Room: Virtual Room Main
Thread: Learning and Teaching
Duration: 60 minutes
Chairs: Jack Mercer, Vedansh Patel
Support: Meltem Ceylan Alibeyoglu
Presenter: Md. Mahmudul Hasan
Freshwater fisheries in former colonies face more sustainability challenges. Floodplain wetland fisheries in Southern Africa and South Asia, particularly Beel wetlands of Bangladesh, are under growing pressure from both climate variability and institutional exclusion. Here, we examine how elite control and erratic rainfall interact to transform these fisheries commons into privatised, profit-driven systems undermining ecological sustainability and the socio-economic security of small-scale fishers. Drawing on 54 semi-structured interviews across two climate-vulnerable Beel regions, we applied a system thinking approach combining the Sustainable Livelihoods Approach and the Socio-Ecological System Framework to model feedback loops between declining ecological productivity, property-rights insecurity, and fisher displacement.
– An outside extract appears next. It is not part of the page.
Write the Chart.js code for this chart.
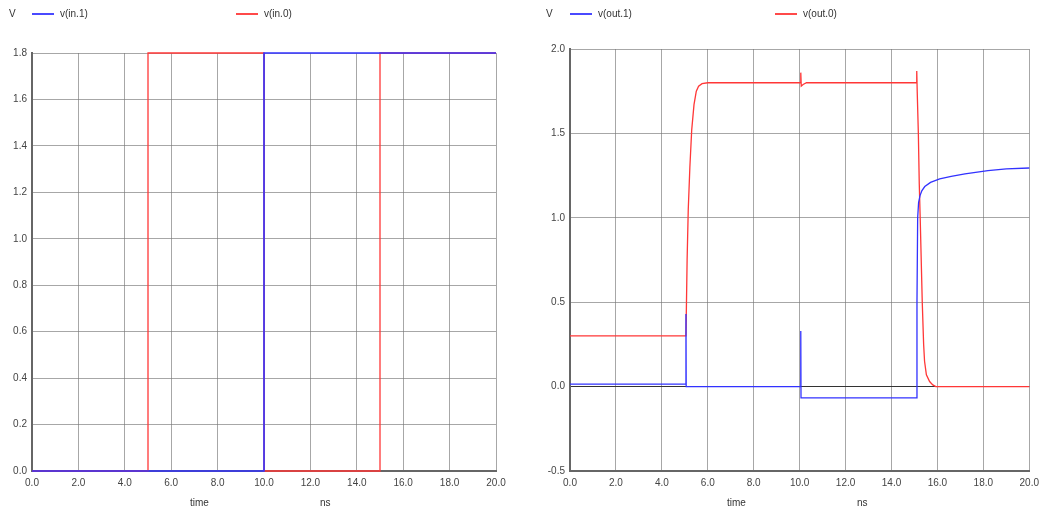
<!DOCTYPE html>
<html>
<head>
<meta charset="utf-8">
<script src="https://cdn.jsdelivr.net/npm/chart.js@4/dist/chart.umd.min.js"></script>
<style>
  body { margin: 0; background: #fff; font-family: "Liberation Sans", Arial, sans-serif; }
  #wrap { position: relative; width: 1045px; height: 510px; }
  canvas { position: absolute; top: 0; }
  .lbl { position: absolute; font-size: 10px; color: #333; white-space: nowrap; line-height: 12px; }
  .sw { position: absolute; height: 2px; width: 22px; }
</style>
</head>
<body>
<div id="wrap">
  <canvas id="inChart" width="520" height="510" style="left:0"></canvas>
  <canvas id="outChart" width="525" height="510" style="left:520px"></canvas>

  <div class="lbl" style="left:9px;top:8px">V</div>
  <div class="sw" style="left:32px;top:13px;background:#4a4aff"></div>
  <div class="lbl" style="left:60px;top:8px">v(in.1)</div>
  <div class="sw" style="left:236px;top:13px;background:#ff4a4a"></div>
  <div class="lbl" style="left:264px;top:8px">v(in.0)</div>
  <div class="lbl" style="left:190px;top:497px">time</div>
  <div class="lbl" style="left:320px;top:497px">ns</div>

  <div class="lbl" style="left:546px;top:8px">V</div>
  <div class="sw" style="left:570px;top:13px;background:#4a4aff"></div>
  <div class="lbl" style="left:598px;top:8px">v(out.1)</div>
  <div class="sw" style="left:775px;top:13px;background:#ff4a4a"></div>
  <div class="lbl" style="left:803px;top:8px">v(out.0)</div>
  <div class="lbl" style="left:727px;top:497px">time</div>
  <div class="lbl" style="left:857px;top:497px">ns</div>
</div>
<script>
// input waveforms (ns, V)
const inTime1 = [0, 10, 10, 20];
const inV1    = [0, 0, 1.8, 1.8];
const inTime0 = [0, 5, 5, 10, 10, 15, 15, 20];
const inV0    = [0, 0, 1.8, 1.8, 0, 0, 1.8, 1.8];

// output waveforms (ns, V)
const outTime1 = [0, 5.05, 5.05, 5.06, 10.05, 10.05, 10.06, 15.1, 15.11, 15.14, 15.18, 15.24, 15.32, 15.45, 15.7, 16.1, 16.6, 17.2, 18.2, 19.0, 20];
const outV1    = [0.015, 0.015, 0.43, 0, 0, 0.33, -0.067, -0.067, 0.5, 1.0, 1.09, 1.13, 1.16, 1.185, 1.21, 1.23, 1.245, 1.26, 1.28, 1.29, 1.295];
const outTime0 = [0, 5.05, 5.1, 5.15, 5.22, 5.3, 5.4, 5.5, 5.6, 5.75, 6.0, 10.05, 10.05, 10.07, 10.15, 10.3, 15.1, 15.1, 15.12, 15.17, 15.21, 15.25, 15.34, 15.4, 15.44, 15.52, 15.66, 15.8, 15.93, 20];
const outV0    = [0.3, 0.3, 0.75, 1.05, 1.3, 1.52, 1.67, 1.75, 1.78, 1.795, 1.8, 1.8, 1.86, 1.78, 1.79, 1.8, 1.8, 1.87, 1.75, 1.5, 1.2, 1.0, 0.5, 0.25, 0.15, 0.07, 0.03, 0.01, 0, 0];

const timeTicks = [0, 2, 4, 6, 8, 10, 12, 14, 16, 18, 20];

const BLUE = 'rgb(50,50,255)';
const RED = 'rgb(255,55,55)';

function toPoints(xs, ys) {
  return xs.map((x, i) => ({x: x, y: ys[i]}));
}

function trace(xs, ys, color, width) {
  return {
    data: toPoints(xs, ys),
    borderColor: color,
    borderWidth: width,
    pointRadius: 0,
    tension: 0,
    fill: false,
    clip: false
  };
}

function buildChart(id, datasets, yMin, yMax, yStep, yWidth, pad, darkZero) {
  const ctx = document.getElementById(id).getContext('2d');
  return new Chart(ctx, {
    type: 'line',
    data: {datasets: datasets},
    options: {
      responsive: false,
      animation: false,
      layout: {padding: pad},
      plugins: {legend: {display: false}, tooltip: {enabled: false}},
      scales: {
        x: {
          type: 'linear',
          min: 0,
          max: 20,
          afterBuildTicks: (s) => { s.ticks = timeTicks.map(v => ({value: v})); },
          afterFit: (s) => { s.height = 39 - pad.bottom; },
          ticks: {
            padding: 6,
            maxRotation: 0,
            color: '#444',
            font: {family: 'Liberation Sans', size: 10},
            callback: (v) => Number(v).toFixed(1)
          },
          grid: {color: 'rgba(120,120,120,0.65)', lineWidth: 1, drawTicks: false},
          border: {color: '#666', width: 2}
        },
        y: {
          min: yMin,
          max: yMax,
          afterFit: (s) => { s.width = yWidth; },
          ticks: {
            stepSize: yStep,
            padding: 5,
            color: '#444',
            font: {family: 'Liberation Sans', size: 10},
            callback: (v) => Number(v).toFixed(1)
          },
          grid: {
            color: (c) => (darkZero && c.tick && c.tick.value === 0) ? '#333' : 'rgba(120,120,120,0.65)',
            lineWidth: 1,
            drawTicks: false
          },
          border: {color: '#666', width: 2}
        }
      }
    }
  });
}

// blue first in the list so it is drawn on top
buildChart('inChart',
  [trace(inTime1, inV1, BLUE, 1.6), trace(inTime0, inV0, RED, 1.3)],
  0, 1.8, 0.2, 32, {top: 53, right: 24, bottom: 0, left: 0}, false);

buildChart('outChart',
  [trace(outTime1, outV1, BLUE, 1.3), trace(outTime0, outV0, RED, 1.3)],
  -0.5, 2.0, 0.5, 50, {top: 49, right: 13, bottom: 0, left: 0}, true);
</script>
</body>
</html>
We introduce the concept of “colonised commons” to explain how competitive leasing policy—rooted in colonial legacies—enable local elites to act as internal colonisers, dispossessing traditional fishers through asymmetric access to resources. This process is intensified by infrastructural policies, promoting irrigation and flood control accelerate wetland conversion to farmland, diminishing fish stocks and disrupting breeding cycles which is exacerbated by highly intensified, short-duration, and unseasonal monsoonal rainfall. However, our causal loop diagram provides a systems-based explanation of the root causes of exclusion and privatisation embedded in leasing system and agrarian infrastructures and identifies leverage points to manage Beel fisheries sustainably for more equitable and climate-resilient co-management. Keywords: Access, Common pool resource, Fisheries governance, Land management, Socio-ecological system, Rural livelihood
Presenter: Emmanuel Abuede
This paper aims to investigate how the absence of an industrial strategy in the UK steel sector influences steel manufacturing productivity. This issue arose from semi-structured interviews designed to understand how policy integration affects UK steel manufacturing productivity. During these interviews, UK steel businesses highlighted that the lack of an industrial strategy for the sector adversely impacts business responses, decisions, and strategies. Without a clear industrial strategy, there can be no roadmap to guide the steel industry's direction. Their statements also suggested that the absence of industrial policies has damaged the competitiveness of steel manufacturing. The recent decline confirms this. Since industrial policy fosters a competitive entrepreneurial environment and addresses issues that hinder interactions among industry components, examining its influence on the industry's future regarding productivity and the entrepreneurial ecosystem is important. Therefore, this paper demonstrates how abstracting and causal loop modelling can help to represent the relationships between industrial policy variables and productivity indicators. Are these assertions supported by existing scholarly work? If so, how can we validate the impact of the lack of an industrial strategy on manufacturing productivity?